* start RAW DATA *

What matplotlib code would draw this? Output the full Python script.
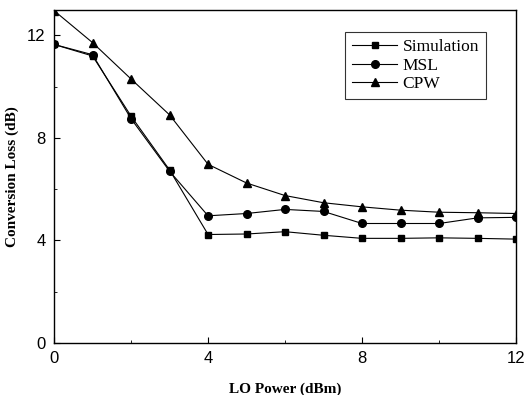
import matplotlib.pyplot as plt
from matplotlib.ticker import MultipleLocator

# LO power sweep (dBm)
lo_power = [0, 1, 2, 3, 4, 5, 6, 7, 8, 9, 10, 11, 12]

# Conversion loss (dB)
simulation = [11.65, 11.2, 8.85, 6.75, 4.23, 4.25, 4.34, 4.2, 4.08, 4.08, 4.1, 4.08, 4.05]
msl = [11.65, 11.25, 8.75, 6.7, 4.96, 5.05, 5.21, 5.13, 4.66, 4.66, 4.66, 4.88, 4.9]
cpw = [12.97, 11.72, 10.3, 8.9, 6.97, 6.24, 5.75, 5.47, 5.31, 5.18, 5.1, 5.08, 5.05]

fig = plt.figure(figsize=(5.25, 3.95), dpi=100)
ax = fig.add_axes([0.103, 0.132, 0.880, 0.843])

ax.plot(lo_power, simulation, color='black', lw=0.8, marker='s', ms=5, label='Simulation')
ax.plot(lo_power, msl, color='black', lw=0.8, marker='o', ms=5.5, label='MSL')
ax.plot(lo_power, cpw, color='black', lw=0.8, marker='^', ms=6, label='CPW')

ax.set_xlim(0, 12)
ax.set_ylim(0, 13)
ax.xaxis.set_major_locator(MultipleLocator(4))
ax.xaxis.set_minor_locator(MultipleLocator(2))
ax.yaxis.set_major_locator(MultipleLocator(4))
ax.yaxis.set_minor_locator(MultipleLocator(2))
ax.tick_params(which='both', direction='in', top=False, right=False)
ax.tick_params(which='major', length=4, labelsize=12, pad=6)
ax.tick_params(which='minor', length=2)
for lbl in ax.get_xticklabels() + ax.get_yticklabels():
    lbl.set_family('Liberation Sans')

for s in ax.spines.values():
    s.set_linewidth(1.0)

ax.set_xlabel('LO Power (dBm)', family='Liberation Serif', fontweight='bold', fontsize=11, labelpad=12)
ax.set_ylabel('Conversion Loss (dB)', family='Liberation Serif', fontweight='bold', fontsize=11, labelpad=6)

leg = ax.legend(loc='upper right', bbox_to_anchor=(0.935, 0.934), borderaxespad=0,
                prop={'family': 'Liberation Serif', 'size': 12.5},
                fancybox=False, edgecolor='black', handlelength=2.6, borderpad=0.4, labelspacing=0.15,
                handletextpad=0.3)
leg.get_frame().set_linewidth(0.8)

plt.savefig('out.png', dpi=100)
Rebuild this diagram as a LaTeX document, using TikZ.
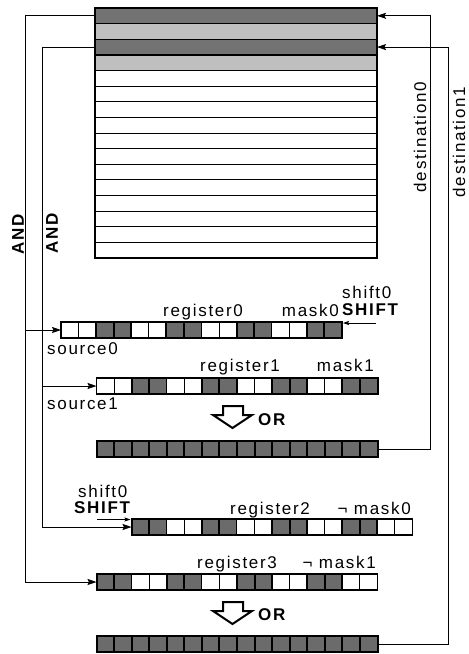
\documentclass[tikz,border=0pt]{standalone}
\usepackage{fontspec}
\setmainfont[LetterSpace=10]{Liberation Sans}
\usetikzlibrary{arrows.meta,calc}
\tikzset{
  lab/.style={font=\fontsize{17}{19}\selectfont, inner sep=0pt},
  blab/.style={font=\fontsize{17}{19}\selectfont\bfseries, inner sep=0pt},
  wire/.style={line width=0.8pt},
  conn/.style={line width=0.8pt, -{Stealth[length=9pt,width=6pt,inset=1.5pt]}},
  sconn/.style={line width=0.7pt, -{Stealth[length=6pt,width=4pt,inset=1pt]}},
  reg/.style={minimum width=281pt, minimum height=16pt, inner sep=0pt, outer sep=0pt},
  darkcell/.style={fill=black!58, draw=black, line width=2pt},
  whitecell/.style={fill=white, draw=black, line width=0.9pt},
  orarrow/.style={line width=2pt, fill=white, line join=miter},
}
\newcommand{\regcells}[2]{%
  \foreach \i in {0,...,15}{%
    \pgfmathtruncatemacro{\dk}{#2==2 ? 1 : mod(floor(\i/2)+#2,2)}%
    \ifnum\dk=1
      \draw[darkcell] ($(#1.north west)+(\i*17.5625,0)$) rectangle ++(17.5625,16);
    \else
      \draw[whitecell] ($(#1.north west)+(\i*17.5625,0)$) rectangle ++(17.5625,16);
    \fi
  }%
  \draw[line width=1.8pt] (#1.north west) rectangle (#1.south east);
}
\begin{document}
\begin{tikzpicture}[x=1pt,y=-1pt]
\fill[white] (0,0) rectangle (469,654);
\useasboundingbox (0,0) rectangle (469,654);

% memory block
\node[minimum width=282pt, minimum height=250pt, inner sep=0pt, outer sep=0pt] (mem) at (236,133) {};
\foreach \k/\c in {0/black!55,1/black!25,2/black!55,3/black!25}
  \fill[\c] ($(mem.north west)+(0,\k*15.625)$) rectangle ++(282,15.625);
\foreach \k in {1,...,4}
  \draw[line width=1.3pt] ($(mem.north west)+(0,\k*15.625)$) -- ++(282,0);
\foreach \k in {5,...,15}
  \draw[line width=0.8pt] ($(mem.north west)+(0,\k*15.625)$) -- ++(282,0);
\draw[line width=1.8pt] (mem.north west) rectangle (mem.south east);

\coordinate (m0w) at ($(mem.north west)+(0,7.8)$);
\coordinate (m2w) at ($(mem.north west)+(0,39.06)$);
\coordinate (m0e) at ($(mem.north east)+(0,7.8)$);
\coordinate (m2e) at ($(mem.north east)+(0,39.06)$);

% registers
\node[reg] (r0) at (201.5,330) {};
\node[reg] (r1) at (237,386) {};
\node[reg] (res1) at (237,449) {};
\node[reg] (r2) at (272,527) {};
\node[reg] (r3) at (237,582) {};
\node[reg] (res2) at (237,644) {};
\regcells{r0}{0}
\regcells{r1}{0}
\regcells{res1}{2}
\regcells{r2}{1}
\regcells{r3}{1}
\regcells{res2}{2}

% OR arrows
\draw[orarrow] (223,406) -- (243,406) -- (243,415) -- (252,415) -- (232.5,428) -- (213,415) -- (223,415) -- cycle;
\draw[orarrow] (223,602) -- (243,602) -- (243,611) -- (252,611) -- (232.5,624) -- (213,611) -- (223,611) -- cycle;

% connectors
\coordinate (ao) at (25,0);
\coordinate (ai) at (42,0);
\coordinate (d0) at (430,0);
\coordinate (d1) at (448,0);
\draw[conn] (m0w) -| (ao |- r3.west) -- (r3.west);
\draw[conn] (ao |- r0.west) -- (r0.west);
\draw[conn] (m2w) -| (ai |- r2.west) -- (r2.west);
\draw[conn] (ai |- r1.west) -- (r1.west);
\draw[conn] (res1.east) -| (d0 |- m0e) -- (m0e);
\draw[conn] (res2.east) -| (d1 |- m2e) -- (m2e);

% shift arrows
\coordinate (s0) at (376,323);
\coordinate (s2) at (97,519.5);
\draw[sconn] (s0) -- ($(r0.north east)+(1,1)$);
\draw[sconn] (s2) -- ($(r2.north west)+(-1,0.5)$);

% labels
\node[lab, anchor=base west] (tr0) at (163,316) {register0};
\node[lab, anchor=base east] (tm0) at (339,316) {mask0};
\node[lab, anchor=base west] (ts0) at (342,298) {shift0};
\node[blab, anchor=base west] (tS0) at (342,315) {SHIFT};
\node[lab, anchor=base west] (tsrc0) at (47,354) {source0};
\node[lab, anchor=base west] (tr1) at (200,371) {register1};
\node[lab, anchor=base east] (tm1) at (374,371) {mask1};
\node[lab, anchor=base west] (tsrc1) at (47,409) {source1};
\node[blab, anchor=base west] (tor1) at (258,425) {OR};
\node[lab, anchor=base west] (ts2) at (78,497) {shift0};
\node[blab, anchor=base west] (tS2) at (74,513) {SHIFT};
\node[lab, anchor=base west] (tr2) at (230,514) {register2};
\node[lab, anchor=base east] (tm2) at (411,514) {¬ mask0};
\node[lab, anchor=base west] (tr3) at (197,568) {register3};
\node[lab, anchor=base east] (tm3) at (376,568) {¬ mask1};
\node[blab, anchor=base west] (tor2) at (258,620) {OR};
\node[blab, rotate=90] (and0) at (18,234) {AND};
\node[blab, rotate=90] (and1) at (52,233) {AND};
\node[lab, rotate=90] (dst0) at (420,137) {destination0};
\node[lab, rotate=90] (dst1) at (459,142) {destination1};
\end{tikzpicture}
\end{document}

* end RAW DATA *

Restate the material word for word from its first line through the line containing "marker='^', ms=6, label='CPW')", both included; the pictures do not belong in it.

[TASK RESULT]:
What matplotlib code would draw this? Output the full Python script.
import matplotlib.pyplot as plt
from matplotlib.ticker import MultipleLocator

# LO power sweep (dBm)
lo_power = [0, 1, 2, 3, 4, 5, 6, 7, 8, 9, 10, 11, 12]

# Conversion loss (dB)
simulation = [11.65, 11.2, 8.85, 6.75, 4.23, 4.25, 4.34, 4.2, 4.08, 4.08, 4.1, 4.08, 4.05]
msl = [11.65, 11.25, 8.75, 6.7, 4.96, 5.05, 5.21, 5.13, 4.66, 4.66, 4.66, 4.88, 4.9]
cpw = [12.97, 11.72, 10.3, 8.9, 6.97, 6.24, 5.75, 5.47, 5.31, 5.18, 5.1, 5.08, 5.05]

fig = plt.figure(figsize=(5.25, 3.95), dpi=100)
ax = fig.add_axes([0.103, 0.132, 0.880, 0.843])

ax.plot(lo_power, simulation, color='black', lw=0.8, marker='s', ms=5, label='Simulation')
ax.plot(lo_power, msl, color='black', lw=0.8, marker='o', ms=5.5, label='MSL')
ax.plot(lo_power, cpw, color='black', lw=0.8, marker='^', ms=6, label='CPW')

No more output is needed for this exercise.